- _DATA EXCERPT_:
▬▬▬▬▬▬

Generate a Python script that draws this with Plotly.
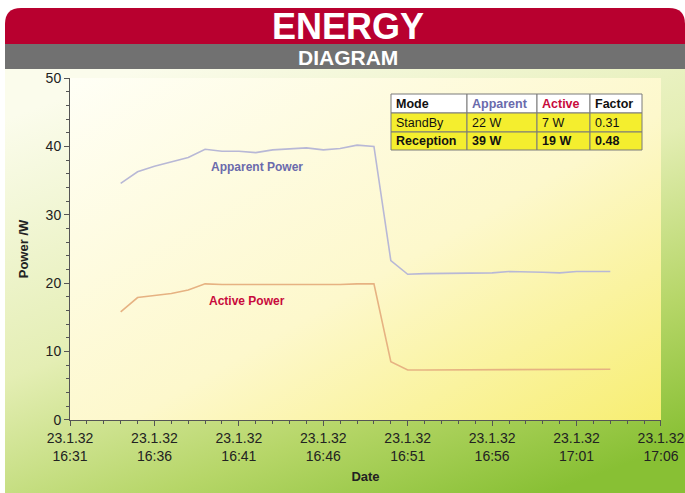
import base64
import plotly.graph_objects as go

# ---------------- data ----------------
date_prefix = "2032-01-23 "
minutes = ["16:34", "16:35", "16:36", "16:37", "16:38", "16:39", "16:40", "16:41",
           "16:42", "16:43", "16:44", "16:45", "16:46", "16:47", "16:48", "16:49",
           "16:50", "16:51", "16:52", "16:53", "16:54", "16:55", "16:56", "16:57",
           "16:58", "16:59", "17:00", "17:01", "17:02", "17:03"]
apparent_power = [34.6, 36.3, 37.1, 37.7, 38.4, 39.6, 39.3, 39.3, 39.1, 39.5,
                  39.7, 39.8, 39.5, 39.7, 40.2, 40.0, 23.3, 21.3, 21.4, 21.4,
                  21.5, 21.4, 21.5, 21.7, 21.7, 21.6, 21.5, 21.7, 21.7, 21.7]
active_power = [15.8, 17.9, 18.2, 18.5, 19.0, 19.9, 19.8, 19.8, 19.7, 19.8,
                19.8, 19.8, 19.7, 19.8, 19.9, 19.9, 8.5, 7.3, 7.3, 7.3,
                7.3, 7.3, 7.3, 7.3, 7.4, 7.4, 7.4, 7.4, 7.4, 7.4]
x_tick_times = ["16:31", "16:36", "16:41", "16:46", "16:51", "16:56", "17:01", "17:06"]
y_tick_vals = [0, 10, 20, 30, 40, 50]
table_header = ["Mode", "Apparent", "Active", "Factor"]
table_rows = [["StandBy", "22 W", "7 W", "0.31"],
              ["Reception", "39 W", "19 W", "0.48"]]

times = [date_prefix + m for m in minutes]
x_ticks = [date_prefix + t for t in x_tick_times]
x_ticktext = ["23.1.32<br>" + t for t in x_tick_times]
x_range = [date_prefix + "16:30:59.9", date_prefix + "17:06:00.1"]
y_range = [-0.02, 50.02]

# ---------------- geometry ----------------
W, H = 685, 493
L, R, T, B = 70, 24, 78, 73
PW, PH = W - L - R, H - T - B


def px(xpix):
    return (xpix - L) / PW


def py(ypix):
    return (H - B - ypix) / PH


# ---------------- background (decoration) ----------------
svg = f"""<svg xmlns='http://www.w3.org/2000/svg' width='{W}' height='{H}' viewBox='0 0 {W} {H}' preserveAspectRatio='none'>
<defs>
<linearGradient id='g1' x1='0.2' y1='0' x2='0.8' y2='1'>
<stop offset='0' stop-color='#fbfcec'/>
<stop offset='0.45' stop-color='#e4eeb4'/>
<stop offset='0.75' stop-color='#b6d668'/>
<stop offset='1' stop-color='#88c034'/>
</linearGradient>
<linearGradient id='g2' x1='0' y1='0' x2='1' y2='1'>
<stop offset='0' stop-color='#fffff6'/>
<stop offset='0.55' stop-color='#fdf8cc'/>
<stop offset='1' stop-color='#f7ee72'/>
</linearGradient>
</defs>
<rect width='{W}' height='{H}' fill='white'/>
<rect x='5' y='68' width='680' height='425' fill='url(#g1)'/>
<path d='M5,50 L5,24 Q5,8 21,8 L669,8 Q685,8 685,24 L685,50 Z' fill='#b8002f'/>
<rect x='5' y='44' width='680' height='25' fill='#717171'/>
<rect x='{L}' y='{T}' width='{PW}' height='{PH}' fill='url(#g2)'/>
</svg>"""
svg_uri = "data:image/svg+xml;base64," + base64.b64encode(svg.encode()).decode()

fig = go.Figure()

fig.add_trace(go.Scatter(x=times, y=apparent_power, mode="lines",
                         line=dict(color="#b8b8d6", width=1.6), hoverinfo="skip",
                         showlegend=False))
fig.add_trace(go.Scatter(x=times, y=active_power, mode="lines",
                         line=dict(color="#e6b282", width=1.6), hoverinfo="skip",
                         showlegend=False))

axis_color = "#555555"
mirror_color = "#a8a8a0"
font_main = "Arial, Liberation Sans, sans-serif"

fig.update_layout(
    width=W, height=H,
    autosize=False,
    margin=dict(l=L, r=R, t=T, b=B, autoexpand=False),
    paper_bgcolor="white",
    plot_bgcolor="rgba(0,0,0,0)",
    font=dict(family=font_main, color="#222222", size=14),
    images=[dict(source=svg_uri, xref="paper", yref="paper",
                 x=-L / PW, y=1 + T / PH, sizex=W / PW, sizey=H / PH,
                 xanchor="left", yanchor="top", sizing="stretch", layer="below")],
    xaxis=dict(
        type="date", range=x_range, automargin=False,
        tickmode="array", tickvals=x_ticks, ticktext=x_ticktext,
        showgrid=False, zeroline=False,
        showline=True, linecolor=axis_color, linewidth=1,
        ticks="outside", ticklen=5, tickcolor=axis_color,
        minor=dict(dtick=60000, ticks="outside", ticklen=3, tickcolor=axis_color),
        tickfont=dict(size=14, color="#222222"),
        title=dict(text="<b>Date</b>", font=dict(size=13, color="#222222"), standoff=8),
        fixedrange=True,
    ),
    yaxis=dict(
        range=y_range, automargin=False,
        tickmode="array", tickvals=y_tick_vals,
        showgrid=False, zeroline=False,
        showline=True, linecolor=axis_color, linewidth=1,
        ticks="outside", ticklen=5, tickcolor=axis_color,
        minor=dict(dtick=2, ticks="outside", ticklen=3, tickcolor=axis_color),
        tickfont=dict(size=14, color="#222222"),
        title=dict(text="<b>Power /W</b>", font=dict(size=13, color="#222222"), standoff=14),
        fixedrange=True,
    ),
    xaxis2=dict(
        type="date", overlaying="x", anchor="y", side="bottom", range=x_range,
        automargin=False,
        tickmode="array", tickvals=x_ticks, showticklabels=False,
        showgrid=False, zeroline=False, showline=False,
        ticks="inside", ticklen=5, tickcolor=axis_color,
        minor=dict(dtick=60000, ticks="inside", ticklen=3, tickcolor=axis_color),
        fixedrange=True,
    ),
    yaxis2=dict(
        overlaying="y", anchor="x", side="left", range=y_range, automargin=False,
        tickmode="array", tickvals=y_tick_vals, showticklabels=False,
        showgrid=False, zeroline=False, showline=False,
        ticks="inside", ticklen=5, tickcolor=axis_color,
        minor=dict(dtick=2, ticks="inside", ticklen=3, tickcolor=axis_color),
        fixedrange=True,
    ),
    xaxis3=dict(
        type="date", overlaying="x", anchor="y", side="top", range=x_range,
        automargin=False,
        tickmode="array", tickvals=x_ticks, showticklabels=False,
        showgrid=False, zeroline=False, showline=True, linecolor=mirror_color,
        ticks="outside", ticklen=4, tickcolor=mirror_color,
        minor=dict(dtick=60000, ticks="outside", ticklen=2, tickcolor=mirror_color),
        fixedrange=True,
    ),
    yaxis3=dict(
        overlaying="y", anchor="x", side="right", range=y_range, automargin=False,
        tickmode="array", tickvals=y_tick_vals, showticklabels=False,
        showgrid=False, zeroline=False, showline=True, linecolor=mirror_color,
        ticks="outside", ticklen=4, tickcolor=mirror_color,
        minor=dict(dtick=2, ticks="outside", ticklen=2, tickcolor=mirror_color),
        fixedrange=True,
    ),
)

annotations = []
# header
annotations.append(dict(text="<b>ENERGY</b>", xref="paper", yref="paper",
                        x=px(W / 2 + 5), y=py(27), showarrow=False,
                        font=dict(size=36, color="white", family=font_main),
                        xanchor="center", yanchor="middle"))
annotations.append(dict(text="<b>DIAGRAM</b>", xref="paper", yref="paper",
                        x=px(W / 2 + 5), y=py(57), showarrow=False,
                        font=dict(size=21, color="white", family=font_main),
                        xanchor="center", yanchor="middle"))
# series labels
annotations.append(dict(text="<b>Apparent Power</b>", x=date_prefix + "16:42:04", y=37.0,
                        showarrow=False, font=dict(size=12, color="#6a6aac")))
annotations.append(dict(text="<b>Active Power</b>", x=date_prefix + "16:41:28", y=17.4,
                        showarrow=False, font=dict(size=12, color="#c80a3c")))

# table
col_px = [391, 467, 537, 590, 642]
row_px = [94, 113, 132, 150]
header_colors = ["#111111", "#6a6aac", "#c80a3c", "#111111"]
for r in range(3):
    fill = "white" if r == 0 else "#f4ee2e"
    for c in range(4):
        fig.add_shape(type="rect", xref="paper", yref="paper",
                      x0=px(col_px[c]), x1=px(col_px[c + 1]),
                      y0=py(row_px[r + 1]), y1=py(row_px[r]),
                      fillcolor=fill, line=dict(color="#7a7a7a", width=1),
                      layer="above")
        if r == 0:
            txt = "<b>" + table_header[c] + "</b>"
            col = header_colors[c]
        else:
            txt = table_rows[r - 1][c]
            if r == 2:
                txt = "<b>" + txt + "</b>"
            col = "#111111"
        annotations.append(dict(text=txt, xref="paper", yref="paper",
                                x=px(col_px[c] + 3), y=py((row_px[r] + row_px[r + 1]) / 2),
                                xanchor="left", yanchor="middle", showarrow=False,
                                font=dict(size=12.5, color=col, family=font_main)))
fig.update_layout(annotations=annotations)

fig.write_html("out.html", config={"displayModeBar": False},
               post_script="document.body.style.margin='0';document.body.style.overflow='hidden';")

▬▬▬▬▬▬

- _TASK INSTRUCTIONS_:
Exactly as written, please give again the lines from the beginning of the listing through the line containing "import plotly.graph_objects as go", inclusive, without any pictures.

- _REPLY TO THE TASK_:
Generate a Python script that draws this with Plotly.
import base64
import plotly.graph_objects as go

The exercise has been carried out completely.